Direction | Look for the string "recreates" in every line, and copy each line that has it.

The input |
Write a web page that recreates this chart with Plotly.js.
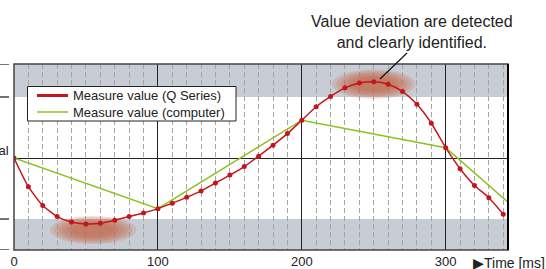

---

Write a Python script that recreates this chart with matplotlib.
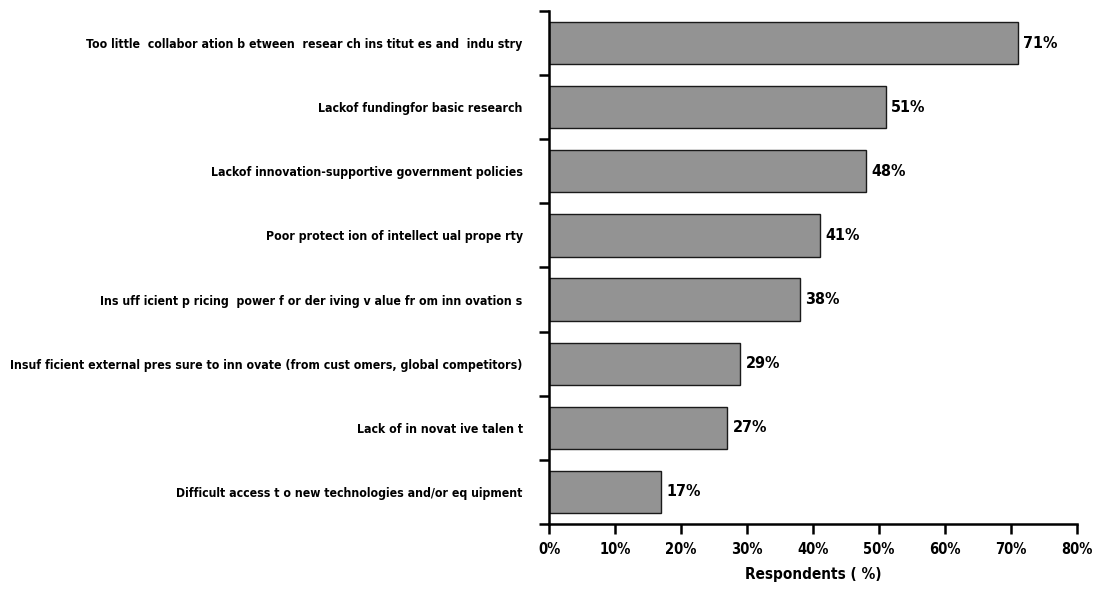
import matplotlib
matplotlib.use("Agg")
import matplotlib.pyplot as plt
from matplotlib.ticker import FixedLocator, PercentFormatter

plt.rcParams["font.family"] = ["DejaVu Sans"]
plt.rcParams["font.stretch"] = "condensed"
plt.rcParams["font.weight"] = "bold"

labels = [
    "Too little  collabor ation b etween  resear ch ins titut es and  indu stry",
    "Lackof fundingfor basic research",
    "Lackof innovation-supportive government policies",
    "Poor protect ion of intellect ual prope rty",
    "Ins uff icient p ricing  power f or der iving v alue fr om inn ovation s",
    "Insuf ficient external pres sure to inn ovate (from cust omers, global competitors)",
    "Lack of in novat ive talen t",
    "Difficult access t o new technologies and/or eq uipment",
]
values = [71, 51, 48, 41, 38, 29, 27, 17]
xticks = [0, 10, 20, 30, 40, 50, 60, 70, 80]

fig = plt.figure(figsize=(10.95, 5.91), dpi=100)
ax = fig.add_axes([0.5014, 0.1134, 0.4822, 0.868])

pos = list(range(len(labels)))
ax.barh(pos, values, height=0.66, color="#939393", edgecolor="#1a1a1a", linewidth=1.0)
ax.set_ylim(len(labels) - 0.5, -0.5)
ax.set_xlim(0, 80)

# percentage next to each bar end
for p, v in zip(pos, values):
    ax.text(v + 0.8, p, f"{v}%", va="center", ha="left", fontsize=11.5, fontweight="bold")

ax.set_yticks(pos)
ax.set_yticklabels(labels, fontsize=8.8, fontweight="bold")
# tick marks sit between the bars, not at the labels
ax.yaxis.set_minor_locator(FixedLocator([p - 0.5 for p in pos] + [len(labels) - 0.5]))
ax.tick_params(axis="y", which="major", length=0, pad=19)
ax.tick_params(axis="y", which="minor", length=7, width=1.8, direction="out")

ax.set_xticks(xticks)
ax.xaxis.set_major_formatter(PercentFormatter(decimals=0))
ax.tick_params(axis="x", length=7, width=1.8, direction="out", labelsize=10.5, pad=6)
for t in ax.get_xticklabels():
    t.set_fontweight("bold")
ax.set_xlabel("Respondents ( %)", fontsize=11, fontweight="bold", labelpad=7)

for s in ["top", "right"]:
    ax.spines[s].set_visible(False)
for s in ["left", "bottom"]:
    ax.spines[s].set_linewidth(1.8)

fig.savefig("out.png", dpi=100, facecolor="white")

Exercise response |
Write a web page that recreates this chart with Plotly.js.
Write a Python script that recreates this chart with matplotlib.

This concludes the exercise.